Esta semana estuve en la presentación en Barcelona de la última novela de Emiliano Monge, un reconocido escritor mexicano con quien tuve la suerte de entablar amistad cuando él aún vivía en la capital catalana, “ciudad donde viví tantos años como los que tengo de haberme ido y a la que quiero muchísimo”, como escribió él mismo en Twitter hace unos días.

Monge vive ahora en Ciudad de México, donde además de jugar con los no se cuántos perros con los que convive y procurar que no se zampen su comida, se dedica a escribir libros sin parar. Hace cuatro años publicó No contar todo (Penguin Random House, 2019), una novela de no ficción que narra la saga de los Monge a partir de la increíble historia de su abuelo, un hombre capaz de fingir su propia muerte en un accidente provocado para cobrar una indemnización y desaparecer del mapa durante un tiempo. Recuerdo que cuando Emiliano me contó la historia de su abuelo me pareció surrealista, demasiado bestia para ser real (el abuelo acabó reapareciendo años más tarde, dejando de piedra a la familia), así que no me extrañó que acabara publicando una novela sobre él y la de sus predecesores, su hijo y su nieto (él mismo).

También recuerdo que Emiliano me hablaba mucho de su madre, una mujer carismática, que se reía de él con cariño cuando le contaba lo que le ocurría por Barcelona, y con quien creo que tenía una relación más estrecha que con su padre. Así que tampoco me extrañó que su madre acabara siendo la protagonista de su última novela, Justo antes del final (Penguin Libros, 2022). “Esta es la historia de una mujer que se enfrentó a su tiempo y a su mundo, pero que es también la historia de este tiempo y este mundo: la segunda mitad del siglo XX y las primeras décadas del siglo en el que estamos”, como escriben desde la editorial.

A base de llenar el texto de datos y acontecimientos históricos ocurridos desde el nacimiento de su madre (1948), Monge no solo hace un retrato de la mujer que le dio la vida, sino que hace un mural de los “progresos” de la humanidad hasta hoy (la llegada de la píldora anticonceptiva, el diagnóstico del espectro Asperger, el protocolo de Kioto...), haciéndome pensar un poco en algunos libros de Stefan Zweig, autor que, por cierto, empecé a leer por insistencia de Emiliano.

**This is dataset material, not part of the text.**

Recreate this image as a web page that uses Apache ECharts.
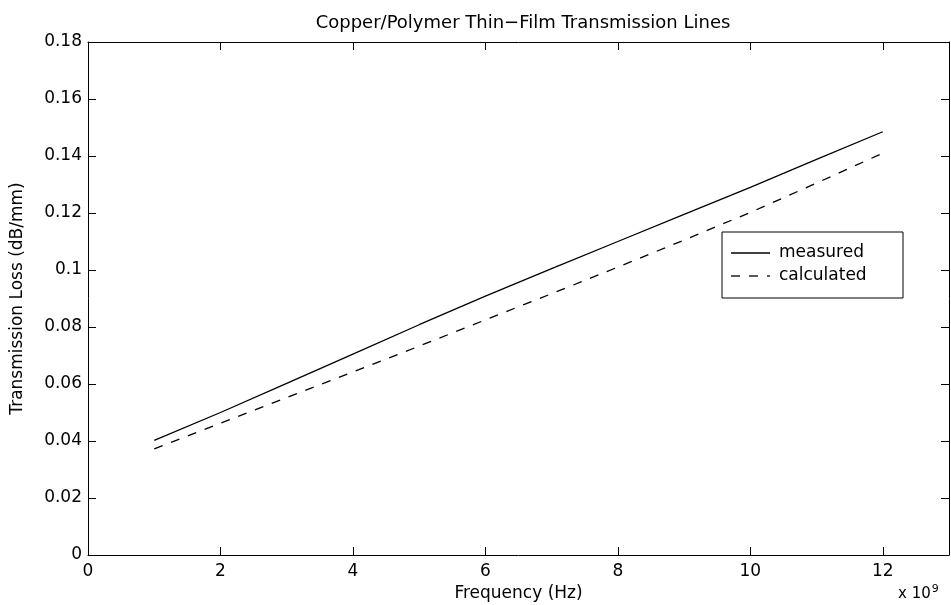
<!DOCTYPE html>
<html><head><meta charset="utf-8">
<script src="https://cdn.jsdelivr.net/npm/echarts@6/dist/echarts.min.js"></script>
<style>html,body{margin:0;padding:0;background:#fff}#c{width:951px;height:605px}</style>
</head><body><div id="c"></div>
<script>
const freq = [1,2,3,4,5,6,7,8,9,10,11,12];
const measured = [0.0402,0.0500,0.0602,0.0705,0.0808,0.0908,0.1005,0.1100,0.1195,0.1290,0.1388,0.1485];
const calculated = [0.0372,0.0462,0.0552,0.0642,0.0733,0.0825,0.0917,0.1010,0.1105,0.1202,0.1305,0.1410];
const seriesNames = ['measured','calculated'];
const F = 'DejaVu Sans, Verdana, sans-serif';
const chart = echarts.init(document.getElementById('c'));
const axLine = {show:true, onZero:false, lineStyle:{color:'#000', width:1}};
const ticks = {show:true, inside:true, length:8, lineStyle:{color:'#000'}};
chart.setOption({
  animation:false,
  title:{text:'Copper/Polymer Thin\u2212Film Transmission Lines', left:518, top:9, textAlign:'center',
    textStyle:{fontFamily:F, fontSize:18, fontWeight:'normal', color:'#000'}},
  grid:{left:88, right:2, top:42, bottom:50, containLabel:false, outerBoundsMode:'none'},
  xAxis:[{type:'value', min:0, max:13, interval:2, position:'bottom',
    axisLine:axLine, axisTick:ticks, splitLine:{show:false},
    axisLabel:{fontFamily:F, fontSize:17, color:'#000', margin:8,
      formatter:v=> v>12 ? '' : String(v)},
    name:'Frequency (Hz)', nameLocation:'middle', nameGap:27,
    nameTextStyle:{fontFamily:F, fontSize:17, color:'#000'}},
   {type:'value', min:0, max:13, interval:2, position:'top',
    axisLine:axLine, axisTick:ticks, axisLabel:{show:false}, splitLine:{show:false}}],
  yAxis:[{type:'value', min:0, max:0.18, interval:0.02, position:'left',
    axisLine:axLine, axisTick:ticks, splitLine:{show:false},
    axisLabel:{fontFamily:F, fontSize:17, color:'#000', margin:6,
      formatter:v=>String(+v.toFixed(2))},
    name:'Transmission Loss (dB/mm)', nameLocation:'middle', nameGap:62,
    nameTextStyle:{fontFamily:F, fontSize:17, color:'#000'}},
   {type:'value', min:0, max:0.18, interval:0.02, position:'right',
    axisLine:axLine, axisTick:ticks, axisLabel:{show:false}, splitLine:{show:false}}],
  series:[
    {name:seriesNames[0], type:'line', showSymbol:false, symbol:'none',
      data:freq.map((f,i)=>[f,measured[i]]), lineStyle:{color:'#000', width:1.3}},
    {name:seriesNames[1], type:'line', showSymbol:false, symbol:'none',
      data:freq.map((f,i)=>[f,calculated[i]]), lineStyle:{color:'#000', width:1.3, type:[9,9]}}
  ],
  graphic:[
    {type:'rect', shape:{x:722, y:232, width:181, height:66}, style:{fill:'#fff', stroke:'#000', lineWidth:1}},
    {type:'line', shape:{x1:731, y1:253, x2:770, y2:253}, style:{stroke:'#000', lineWidth:1.3}},
    {type:'line', shape:{x1:731, y1:276, x2:770, y2:276}, style:{stroke:'#000', lineWidth:1.3, lineDash:[9,9]}},
    {type:'text', x:779, y:253, style:{text:seriesNames[0], fontFamily:F, fontSize:17, fill:'#000', verticalAlign:'middle'}},
    {type:'text', x:779, y:276, style:{text:seriesNames[1], fontFamily:F, fontSize:17, fill:'#000', verticalAlign:'middle'}},
    {type:'text', x:898, y:584, style:{
      text:'{a|x 10}{b|9}', rich:{a:{fontFamily:F, fontSize:15, fill:'#000'}, b:{fontFamily:F, fontSize:11, fill:'#000', verticalAlign:'top', padding:[0,0,10,1]}}}}
  ]
});
</script></body></html>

Una de las cosas que más me sorprendieron durante la presentación de su novela fue la respuesta que me dio Emiliano cuando le pregunté si después de haber escrito esos dos últimos libros de tintes autobiográficos había experimentado alguna emoción nueva con respecto a sus padres, algún tipo de catarsis interior. ¿Los comprendía mejor como hijo? ¿Les había “perdonado” alguna acción del pasado?

Me contestó que él tiene muy claro que su trabajo es hacer literatura a partir de las historias que le inspiran –“algunas llegan desde dentro y otras de fuera”— y que uno de sus requisitos básicos antes de ponerse a escribir es identificar muy bien cuál será la voz del narrador, así no hay interferencias con su propio yo.

“Curiosamente”, explicó, las historias que le llegaron de fuera, “historias que tuve que procesar por dentro para convertirlas en literatura”, como las que inspiraron a Las Tierras Arrasadas, una novela sobre un grupo de inmigrantes que es atacado en la noche por una banda de secuestradores, o El cielo árido, un retrato de la violencia en el México rural, “fueron las que más me removieron por dentro”. Mientras que las que llevaba “aquí dentro mucho tiempo” y que tuvo que sacar fuera en forma de libro –como las historias de su abuelo y de su madre— no le sacudieron tanto la consciencia. 

Me sentí un poco identificada con lo que decía. Como persona, y no solo como periodista y escritora, siempre he tendido a buscar inspiración en historias que me llegan de fuera, sea la historia de un inmigrante, un asesinato, una injusticia, o alguna anécdota que ha sucedido en mi familia. “Eso es porque eres extrovertida”, me dijo un amigo el otro día mientras comíamos. Él se considera introvertido, es decir, una persona que no depende tanto de los estímulos externos para sentirse realizado. Por eso, a él los meses de confinamiento durante la pandemia no se le hicieron tan duros como a mí, que de pronto vi como todo lo que me estimulaba desaparecía: no viajaba, no me cruzaba con nadie en la calle, no me ocurrían imprevistos ni coincidencias, no hablaba con desconocidos. Me había quedado sin “carga” de energía. Algunos dicen que el mundo no ha cambiado nada después de la pandemia. Yo creo que al menos he aprendido a ser un poco más introvertida.